Chile’s peso hit a three-month low after copper, the country’s biggest export, slumped as Greece moved closer to leaving the euro and German Chancellor Angela Merkel’s party lost a state election.
The peso lost 1.1 percent to 492.41 per U.S. dollar, the lowest closing level since Jan. 24. Offshore investors in the forwards market had a net short position of $7.9 billion on May 10, the biggest bet against the peso since October 2009. Local investors had a $15 billion net long.
“This is still a good level to buy dollars,” said Diego Donadio, a strategist at BNP Paribas SA in Sao Paulo. “On Thursday and Friday we saw local pension funds and investors selling dollars, today we didn’t. Offshore accounts were aggressively buying dollars and there wasn’t much interest in selling from the locals. Either the negative offshore environment is prevailing or locals are running out of bullets.”
Copper dropped as much as 3.5 percent to a four-month low in New York as European officials began to weigh the fallout of a Greek withdrawal. At least five European central bankers broached the topic of Greece leaving the euro after the country’s President, Karolos Papoulias, failed to secure agreement on a unity government as Syriza, the left-wing group opposed to spending cuts, defied overtures to join the government yesterday.
The yield on Italy’s 10-year bonds rose 19 basis points, or 0.19 percentage point, to 5.67 percent. The yield on Spain’s 10-year bonds increased 22 basis points to 6.18 percent.
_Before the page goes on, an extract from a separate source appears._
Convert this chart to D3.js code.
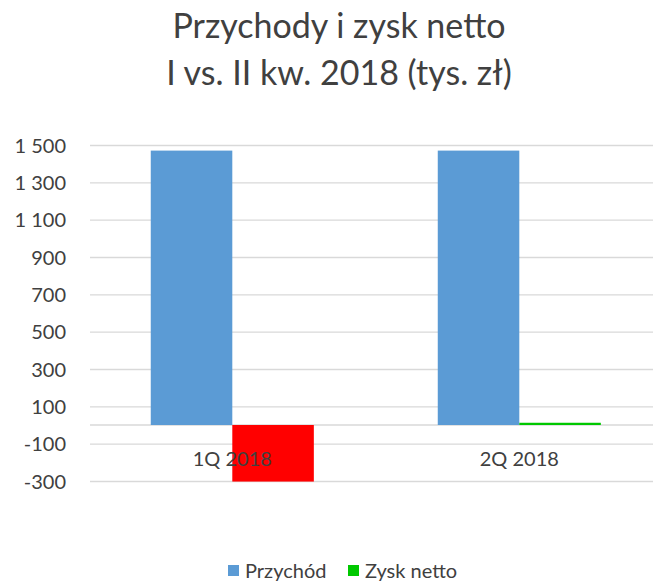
<!DOCTYPE html>
<html><head><meta charset="utf-8">
<script src="https://cdn.jsdelivr.net/npm/d3@7"></script>
<style>body{margin:0;background:#fff}svg{display:block}</style>
</head><body>
<script>
const categories = ["1Q 2018", "2Q 2018"];
const seriesNames = ["Przychód", "Zysk netto"];
const przychod = [1470, 1470];
const zyskNetto = [-303, 12];
const yTicks = [-300, -100, 100, 300, 500, 700, 900, 1100, 1300, 1500];
const titleLines = ["Przychody i zysk netto", "I vs. II kw. 2018 (tys. zł)"];
const colors = ["#5B9BD5", "#FF0000"];
const legendColors = ["#5B9BD5", "#00C800"];
const zyskColors = ["#FF0000", "#00C800"];

const W = 653, H = 583;
const font = "Lato, 'Open Sans', sans-serif";
const svg = d3.select("body").append("svg").attr("width", W).attr("height", H);

const plot = {left: 90, right: 663, top: 145, bottom: 481};
const y = d3.scaleLinear().domain([-300, 1500]).range([plot.bottom, plot.top]);
const x0 = d3.scaleBand().domain(categories).range([88.8, 662.8]);
const x1 = d3.scaleBand().domain(seriesNames).range([0, x0.bandwidth()]).paddingOuter(0.76).paddingInner(0);

const loc = d3.formatLocale({decimal: ",", thousands: " ", grouping: [3], currency: ["", " zł"], minus: "-"});
const fmt = loc.format(",d");

// gridlines
const yAxis = d3.axisLeft(y).tickValues(yTicks).tickSize(-(plot.right - plot.left)).tickFormat(fmt).tickPadding(24);
const ga = svg.append("g").attr("transform", `translate(${plot.left},0)`).call(yAxis);
ga.select(".domain").remove();
ga.selectAll(".tick line").attr("stroke", "#D9D9D9").attr("stroke-width", 1.3);
ga.selectAll(".tick text").attr("fill", "#404040").style("font-family", font).style("font-size", "20px").attr("dy", "0.35em");

// zero line
svg.append("line").attr("x1", plot.left).attr("x2", plot.right).attr("y1", y(0)).attr("y2", y(0)).attr("stroke", "#D9D9D9").attr("stroke-width", 1.3);

const data = categories.map((c, i) => ({cat: c, vals: [
  {s: seriesNames[0], v: przychod[i], color: colors[0]},
  {s: seriesNames[1], v: zyskNetto[i], color: zyskColors[i]}
]}));

const groups = svg.append("g").selectAll("g").data(data).join("g")
  .attr("transform", d => `translate(${x0(d.cat)},0)`);
groups.selectAll("rect").data(d => d.vals).join("rect")
  .attr("x", d => x1(d.s))
  .attr("width", x1.bandwidth())
  .attr("y", d => y(Math.max(0, d.v)))
  .attr("height", d => Math.abs(y(d.v) - y(0)))
  .attr("fill", d => d.color);

// category labels
svg.append("g").selectAll("text").data(categories).join("text")
  .attr("x", d => x0(d) + x0.bandwidth() / 2)
  .attr("y", 466)
  .attr("text-anchor", "middle")
  .attr("fill", "#404040")
  .style("font-family", font).style("font-size", "20px")
  .text(d => d);

// title
svg.append("g").selectAll("text").data(titleLines).join("text")
  .attr("x", 339).attr("y", (d, i) => 38 + i * 47)
  .attr("text-anchor", "middle").attr("fill", "#404040")
  .style("font-family", font).style("font-size", "34px")
  .text(d => d);

// legend
const leg = svg.append("g");
const legItems = [{name: seriesNames[0], color: legendColors[0], x: 228}, {name: seriesNames[1], color: legendColors[1], x: 348}];
legItems.forEach(it => {
  leg.append("rect").attr("x", it.x).attr("y", 565).attr("width", 11).attr("height", 11).attr("fill", it.color);
  leg.append("text").attr("x", it.x + 17).attr("y", 578).attr("fill", "#404040")
    .style("font-family", font).style("font-size", "20px").text(it.name);
});
</script>
</body></html>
Chilean two-year interest-rate swaps fell nine basis points to 5.08 percent, the lowest since March 7. Five-year swaps fell eight basis points to 5.31 percent. The yield on a fixed-rate central bank bond due in 2021 fell four basis points to 5.6 percent. The yield on a similar bond due in 2017 fell six basis points to 5.52 percent, the lowest since March.
One-year breakeven inflation, a measure of average future price rises priced into the swaps market, fell 13 basis points to a four-month low of 2.86 percent. The forwards market for unidades de fomento, Chile’s inflation-linked currency unit, is pricing in 0.37 percent inflation this month and 2.73 percent in 2012.
“Commodities are imploding and that’s leading to lower expectations of inflation,” Donadio said.
The price of a barrel of Brent crude oil fell as much as 2 percent today to $110.04. Chile relies on imports for almost all its oil and gas.
Analysts Flavia Cattan-Naslausky and Felipe Hernandez at Royal Bank of Scotland Group Plc in Stamford, Connecticut recommended buying the currency in the non-deliverable forwards market. They set a spot price target of 473.1. Investors should exit the trade if the forwards weaken to 494, they said.
The two-month non-deliverable forwards contract fell as much as 1.2 percent to 497.013 today.
“We like the story in Chile,” Cattan-Naslausky said. “We opened today quite weak, but hopefully by mid-week the market calms down and we’ll see some relief. Right now the market doesn’t look too great.”